Pigeonhole Live Blog: Insights on Audience Engagement

How to Use Live Polls to Drive Audience Interaction at Your Event

Written by Sarah Goh | May 25, 2018

Live polling is a simple and straightforward audience engagement method, but so incredibly powerful. Live Polls effectively engage your audience, increase crowd interaction, and give you valuable insights you would otherwise have some difficulty collecting.

They're also very versatile, whether your event's a small team meeting (the sort where 2 pizzas could feed everyone), or a public conference of 2000, Live Polls on Pigeonhole Live are scalable.

Here is a guide on what you can do with Live Polls to drive audience interaction at your next event:

1. Gather audience opinion using Multiple-choice Polls

Do you want to know what your audience thinks? You can simply ask them.

You'll even be surprised how much information and how easily people are willing to share during live polls. Those afflicted with survey fatigue will still happily participate in these polls.

The magic is in how easy and engaging it is to take part in a multiple choice poll. Your audience just taps on an option from their smartphones, and the results show onscreen immediately. Real-time is real fun.

Tips on using Multiple-choice Polls to collect valuable audience opinion:

  • Show the live results of the poll
    It is what's on the big screen that drives the sort of engagement you get with polls at an event. When you put up the live results, your audience sees how their interaction changes the real-time charts.

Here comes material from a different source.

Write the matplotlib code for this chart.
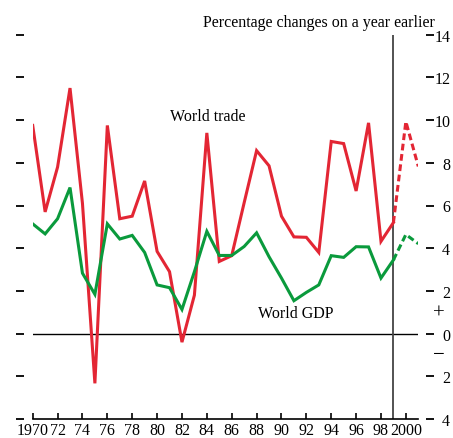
import matplotlib
matplotlib.use("Agg")
import matplotlib.pyplot as plt
import matplotlib.transforms as mtransforms

years = list(range(1970, 2000))
trade = [9.75, 5.7, 7.8, 11.5, 6.1, -2.33, 9.75, 5.38, 5.5, 7.15,
         3.85, 2.9, -0.4, 1.8, 9.4, 3.38, 3.65, 6.13, 8.57, 7.86,
         5.5, 4.53, 4.51, 3.8, 9.0, 8.9, 6.68, 9.87, 4.32, 5.2]
gdp = [5.14, 4.67, 5.38, 6.84, 2.83, 1.84, 5.14, 4.43, 4.6, 3.8,
       2.28, 2.15, 1.13, 2.9, 4.79, 3.66, 3.66, 4.08, 4.72, 3.6,
       2.6, 1.54, 1.93, 2.28, 3.65, 3.57, 4.07, 4.06, 2.6, 3.45]
fc_years = [1999, 2000, 2001]
trade_fc = [5.2, 9.93, 7.83]
gdp_fc = [3.45, 4.64, 4.21]

xtick_pos = list(range(1970, 2001, 2))
xtick_labels = ["1970"] + [f"{y % 100:02d}" for y in range(1972, 2000, 2)] + ["2000"]
ytick_pos = list(range(-4, 15, 2))
ytick_labels = [str(abs(v)) for v in ytick_pos]

RED = "#e32634"
GREEN = "#0a9a3c"
SERIF = ["Liberation Serif", "DejaVu Serif"]
plt.rcParams["font.family"] = SERIF
FS = 11.5

fig = plt.figure(figsize=(4.53, 4.39), dpi=100)
ax = fig.add_axes([32.7 / 453, 1 - 420 / 439, (418.3 - 32.7) / 453, (420 - 35.7) / 439])

ax.plot(years, trade, color=RED, lw=2.2, solid_joinstyle="miter", zorder=3)
ax.plot(years, gdp, color=GREEN, lw=2.2, solid_joinstyle="miter", zorder=3)
ax.plot(fc_years, trade_fc, color=RED, lw=2.2, dashes=(2.2, 1.2), zorder=3)
ax.plot(fc_years, gdp_fc, color=GREEN, lw=2.2, dashes=(2.2, 1.2), zorder=3)

ax.axhline(0, color="black", lw=1.0, zorder=2)
ax.axvline(1999, color="#444444", lw=1.3, zorder=2)

ax.set_xlim(1970, 2001)
ax.set_ylim(-4, 14)

ax.spines["top"].set_visible(False)
ax.spines["bottom"].set_linewidth(1.2)
ax.spines["left"].set_position(("outward", 6.4))
ax.spines["left"].set_visible(False)
ax.spines["right"].set_position(("outward", 5.5))
ax.spines["right"].set_visible(False)

ax.set_xticks(xtick_pos)
ax.set_xticklabels(xtick_labels, fontsize=FS)
ax.tick_params(axis="x", direction="in", length=4, width=1.2, pad=2.5)

ax.set_yticks(ytick_pos)
ax.set_yticklabels(ytick_labels, fontsize=FS)
ax.tick_params(axis="y", direction="out", length=5.5, width=1.3,
               left=True, right=True, labelleft=False, labelright=True, pad=12)
for t in ax.yaxis.get_major_ticks():
    t.label2.set_horizontalalignment("right")

trans = mtransforms.blended_transform_factory(fig.transFigure, ax.transData)
ax.text(439 / 453, 0.95, "+", transform=trans, ha="center", va="center", fontsize=15)
ax.text(439 / 453, -0.97, "\u2212", transform=trans, ha="center", va="center", fontsize=15)

fig.text(435 / 453, 1 - 23 / 439, "Percentage changes on a year earlier",
         ha="right", va="center", fontsize=FS)
ax.text(1981.0, 10.2, "World trade", ha="left", va="center", fontsize=FS)
ax.text(1988.1, 0.95, "World GDP", ha="left", va="center", fontsize=FS)

fig.savefig("out.png", dpi=100)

    This is immediately gratifying for your audience, and those who haven't yet casted their vote will be enticed to do so. PSA: Fomo is a real thing!
  • Make it an integrated part of your presentation
    Integrating Live Polls into a presentation or speech is a good way to keep your audience engaged. Presentations aren't always the most exciting, if we're going to be honest.

    Getting immediate data about your audience's opinions can also help speakers to quickly reshape the angles through which they approach the presentation. This audience will pick that up, and be more eager to participate knowing that their opinions matter.

2. Visualise word frequency with Word Cloud Polls

The word cloud is a great way to chart data visually. It's why you see so many phone-cameras snapping away at the screen when you display it.

With a live poll that generates a word cloud instantly, you'll be able to pick out key words and immediate trends that stand out from your audience responses.

The beauty is in how intuitive it is: The human eye is drawn to comparatively bigger objects, so your audience automatically focuses on the bigger words in the word cloud.

Poll questions that work excellently with word cloud displays:

  • Which is your favourite city?
  • Describe the culture of our company in one word
  • Nominate the best team player of this month
  • What is your most-used app?

3. Brainstorm new ideas using Open Text Polls

Crowdsourcing ideas is a good way to get the audience involved and invested in what's happening at your event.

At your next event, consider using the Open Text Poll to brainstorm any of these: discussion topic suggestions, goal setting, key takeaways of a presentation, or even your break-time music playlist.

Why we highly recommend crowdsourcing key takeaways from any segment of your event:

  • For post-event follow ups
    As an event organiser, you may be taking notes on the key takeaways for any post-event follow up that you're planning to do. Delegate this to your audience instead — you'll get more time on your hands to run the event, and there are some good reasons (see the next points) you should let the audience share their own takeaways instead.
  • To get different perspectives
    What's most attractive about crowdsourcing is that you'll get from this exercise many different perspectives. This gives everyone in the audience a wider and more varied viewpoint on the key takeaways of the presentation — there'll be more to learn.
  • To empower your audience's learning
    Allowing the audience to participate in crowdsourcing their key takeaways puts the ball in their court, and that's empowering. They get to be reflexive about what they learn — and then share it with the rest of the audience!

4. Quiz your audience using Correct Answer Polls

Who Wants to Be a Millionaire, Jeopardy!, Are You Smarter Than a Fifth Grader, anyone?

The British are wholly obsessed with quizzes and the rest of the world is not far behind. This GQ piece dissects why we love trivia so much.

At your next event, bring in the good ol' fun of the pub quiz by running a live quiz using polls with correct answers.

3 Ideas on how to make your live quiz at the next event a success:

  • Cater to the crowd's interest
    Pick quiz questions your audience is actually interested in and has at least some knowledge about. You may also want to make it easy for your audience to score some points to ramp up the excitement, while throwing in a few tricky questions.
  • Pick a host who can rev up the crowd
    A good host is as important as interesting questions. Get someone to read aloud the questions, reveal the answers, and make quick witted remarks.
  • Keep a strict time limit
    Let your audience know you're counting down. This gets their adrenaline pumping and introduces a level of challenge that's exciting to many.